El poder no se parece a lo que cuentan los manuales de liderazgo. No es una cima conquistada a punta de talento ni un privilegio que se concede por mérito. El poder es otra cosa: un cuarto sin ventanas donde el aire se estanca, un ecosistema cerrado donde la vida se reduce a pequeñas maniobras para conservar el lugar. Afuera el mundo sigue, pero aquí dentro todo se mide en gestos, en silencios, en el peso invisible de quién mira a quién.
La autoridad, en cambio, es rara. Surge del respeto ganado, no del miedo impuesto. La autoridad la reconoce incluso quien no simpatiza contigo, porque se apoya en la coherencia, en la palabra cumplida, en el saber hacer. El poder no necesita nada de eso: basta con ocupar la silla, firmar los papeles correctos, mantener intacta la obediencia.
Confundirlos es fácil y peligroso. El poder se disfraza de autoridad para legitimarse, y la autoridad rara vez tiene tiempo de reclamar su lugar. Dentro de esas paredes, el poder dicta quién entra y quién no, quién merece un aplauso y quién debe desaparecer. No busca justicia ni verdad: busca control. Lo obtiene a través de favores envueltos en pañuelos y castigos que parecen accidentes.
El mapa interno es predecible: un centro donde se concentra el calor y los privilegios, zonas templadas donde sobreviven los que saben agacharse y márgenes fríos donde se congela a quienes osan disentir. En ese tablero, la lealtad no es un valor, es una moneda de cambio. El rumor es ley, y la ley es apenas un rumor bien contado.

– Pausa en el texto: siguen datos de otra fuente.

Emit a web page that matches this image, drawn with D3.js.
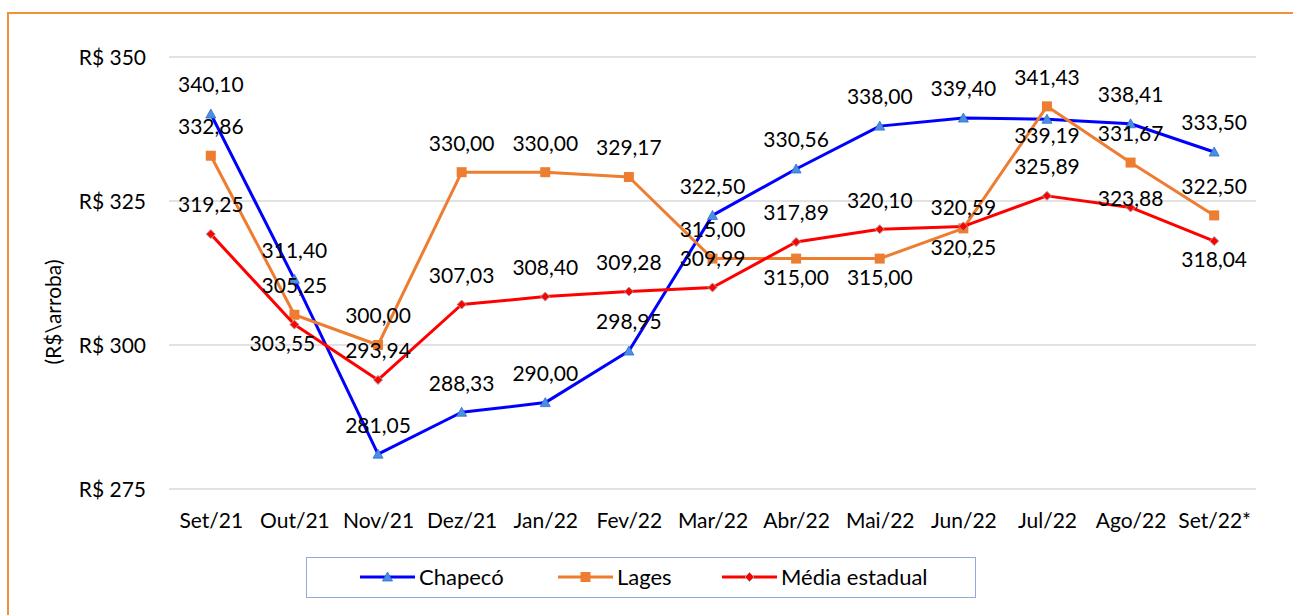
<!DOCTYPE html>
<html>
<head>
    <meta charset="utf-8">
    <title>Preço do boi gordo</title>
    <script src="https://d3js.org/d3.v7.min.js"></script>
    <style>
        body { margin: 0; background: #fff; }
        text { font-family: Lato, "Open Sans", sans-serif; fill: #000; }
    </style>
</head>
<body>
<div id="chart"></div>
<script type="text/javascript">

    // dados
    let meses = ["Set/21", "Out/21", "Nov/21", "Dez/21", "Jan/22", "Fev/22", "Mar/22",
                 "Abr/22", "Mai/22", "Jun/22", "Jul/22", "Ago/22", "Set/22*"];
    let chapeco = [340.10, 311.40, 281.05, 288.33, 290.00, 298.95, 322.50,
                   330.56, 338.00, 339.40, 339.19, 338.41, 333.50];
    let lages = [332.86, 305.25, 300.00, 330.00, 330.00, 329.17, 315.00,
                 315.00, 315.00, 320.25, 341.43, 331.67, 322.50];
    let media = [319.25, 303.55, 293.94, 307.03, 308.40, 309.28, 309.99,
                 317.89, 320.10, 320.59, 325.89, 323.88, 318.04];
    let yTicks = [275, 300, 325, 350];

    // deslocamento vertical dos rótulos (acima / abaixo do ponto)
    let A = -29, B = 19;
    let series = [
        {nome: "Chapecó", valores: chapeco, cor: "#0000ff", marca: "tri",
         dy: [A, A, A, A, A, A, A, A, A, A, 16, A, A]},
        {nome: "Lages", valores: lages, cor: "#ed7d31", marca: "sq",
         dy: [A, A, A, A, A, A, A, B, B, B, A, A, A]},
        {nome: "Média estadual", valores: media, cor: "#ff0000", marca: "dia",
         dy: [A, B, A, A, A, A, A, A, A, -19, A, -9, B]}
    ];
    let dxMedia = [0, -12, 0, 0, 0, 0, 0, 0, 0, 0, 0, 0, 0];

    let W = 1293, H = 615;
    let svg = d3.select("#chart").append("svg")
        .attr("width", W).attr("height", H);

    // moldura laranja
    svg.append("path")
        .attr("d", "M8,615 L8,13 L1300,13")
        .attr("fill", "none")
        .attr("stroke", "#f0913c")
        .attr("stroke-width", 2);

    let x = d3.scalePoint().domain(meses).range([169, 1256]).padding(0.5);
    let y = d3.scaleLinear().domain([275, 350]).range([489, 57]);

    // linhas de grade
    svg.selectAll(".grid")
        .data(yTicks)
        .enter()
        .append("line")
        .attr("x1", 169).attr("x2", 1256)
        .attr("y1", d => y(d)).attr("y2", d => y(d))
        .attr("stroke", "#d9d9d9")
        .attr("stroke-width", 1.5);

    // eixo y
    let yAxis = d3.axisLeft(y).tickValues(yTicks)
        .tickFormat(d => "R$ " + d).tickSize(0).tickPadding(0);
    let gy = svg.append("g").attr("transform", "translate(146,0)").call(yAxis);
    gy.select(".domain").remove();
    gy.selectAll("text").attr("font-size", "21px").attr("dy", "0.35em")
        .style("font-family", "Lato, sans-serif");

    // eixo x
    let xAxis = d3.axisBottom(x).tickSize(0).tickPadding(0);
    let gx = svg.append("g").attr("transform", "translate(0,521)").call(xAxis);
    gx.select(".domain").remove();
    gx.selectAll("text").attr("font-size", "21px").attr("dy", "0.35em")
        .style("font-family", "Lato, sans-serif");

    // título eixo vertical
    svg.append("text")
        .attr("transform", "translate(61,312) rotate(-90)")
        .attr("text-anchor", "middle")
        .attr("font-size", "21px")
        .text("(R$\\arroba)");

    function marcador(g, tipo, cor) {
        if (tipo === "tri") {
            g.append("path").attr("d", "M0,-5 L5,4 L-5,4 Z")
                .attr("fill", "#4a8fe0").attr("stroke", "#2e6fd0").attr("stroke-width", 0.8);
        } else if (tipo === "sq") {
            g.append("rect").attr("x", -5).attr("y", -5).attr("width", 10).attr("height", 10)
                .attr("fill", cor);
        } else {
            g.append("path").attr("d", "M0,-4.5 L4.5,0 L0,4.5 L-4.5,0 Z")
                .attr("fill", cor).attr("stroke", "#a0a0a0").attr("stroke-width", 1);
        }
    }

    let linha = d3.line()
        .x((d, i) => x(meses[i]))
        .y(d => y(d));

    series.forEach(function(s) {
        svg.append("path")
            .datum(s.valores)
            .attr("fill", "none")
            .attr("stroke", s.cor)
            .attr("stroke-width", 3)
            .attr("stroke-linejoin", "round")
            .attr("d", linha);

        svg.selectAll(null)
            .data(s.valores)
            .enter()
            .append("g")
            .attr("transform", (d, i) => "translate(" + x(meses[i]) + "," + y(d) + ")")
            .each(function() { marcador(d3.select(this), s.marca, s.cor); });
    });

    // rótulos de dados
    series.forEach(function(s, k) {
        svg.selectAll(null)
            .data(s.valores)
            .enter()
            .append("text")
            .attr("x", (d, i) => x(meses[i]) + (k === 2 ? dxMedia[i] : 0))
            .attr("y", (d, i) => y(d) + s.dy[i])
            .attr("dy", "0.35em")
            .attr("text-anchor", "middle")
            .attr("font-size", "21px")
            .text(d => d3.format(".2f")(d).replace(".", ","));
    });

    // legenda
    svg.append("rect")
        .attr("x", 306.5).attr("y", 557.5)
        .attr("width", 669).attr("height", 40)
        .attr("fill", "#fff")
        .attr("stroke", "#8faadc")
        .attr("stroke-width", 1);

    let legX = [360, 558, 722];
    series.forEach(function(s, k) {
        let g = svg.append("g").attr("transform", "translate(" + legX[k] + ",577)");
        g.append("line").attr("x1", 0).attr("x2", 55)
            .attr("stroke", s.cor).attr("stroke-width", 3);
        let m = g.append("g").attr("transform", "translate(27.5,0)");
        marcador(m, s.marca, s.cor);
        g.append("text").attr("x", 59).attr("dy", "0.35em")
            .attr("font-size", "22px")
            .text(s.nome);
    });

</script>
</body>
</html>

Desde fuera, todo esto resulta patéticamente pequeño. Pero dentro, el poder infla cada tontería hasta convertirla en guerra. La autoridad no pierde el tiempo en esas farsas; el poder, en cambio, vive de ellas.
La diferencia es simple: la autoridad se ejerce hacia afuera, el poder hacia adentro. La autoridad construye, el poder se protege. La autoridad enseña, el poder vigila. La autoridad se sostiene incluso cuando se pierde un cargo; el poder muere en cuanto se apagan las luces.
Sin embargo, hay algo hipnótico en esa pequeña maquinaria. Como un reloj de bolsillo viejo, el poder atrae a quienes sienten fascinación por engranes y mecanismos. Lo observan, lo admiran, lo desean, sin entender que mientras más lo estudian, más se van oxidando ellos mismos. Porque ese reloj no marca el tiempo real, solo el tiempo interno de su propio encierro, y cuando se rompe, todo queda detenido.
Hay quienes prefieren ese encierro. Porque afuera, sin jerarquía, el nombre se reduce al tamaño de una migaja de pan, como el de la mayoría. Sin la escenografía, descubren que no hay nada detrás del personaje. Y eso, para muchos, es insoportable.
El poder es un animal que se alimenta de miedo y de la confusión entre mando y respeto. Mientras haya quien no distinga una cosa de la otra, seguirá vivo, sentado en su cuarto sin ventanas, creyendo que desde ahí controla el mundo. Me hierve el buche.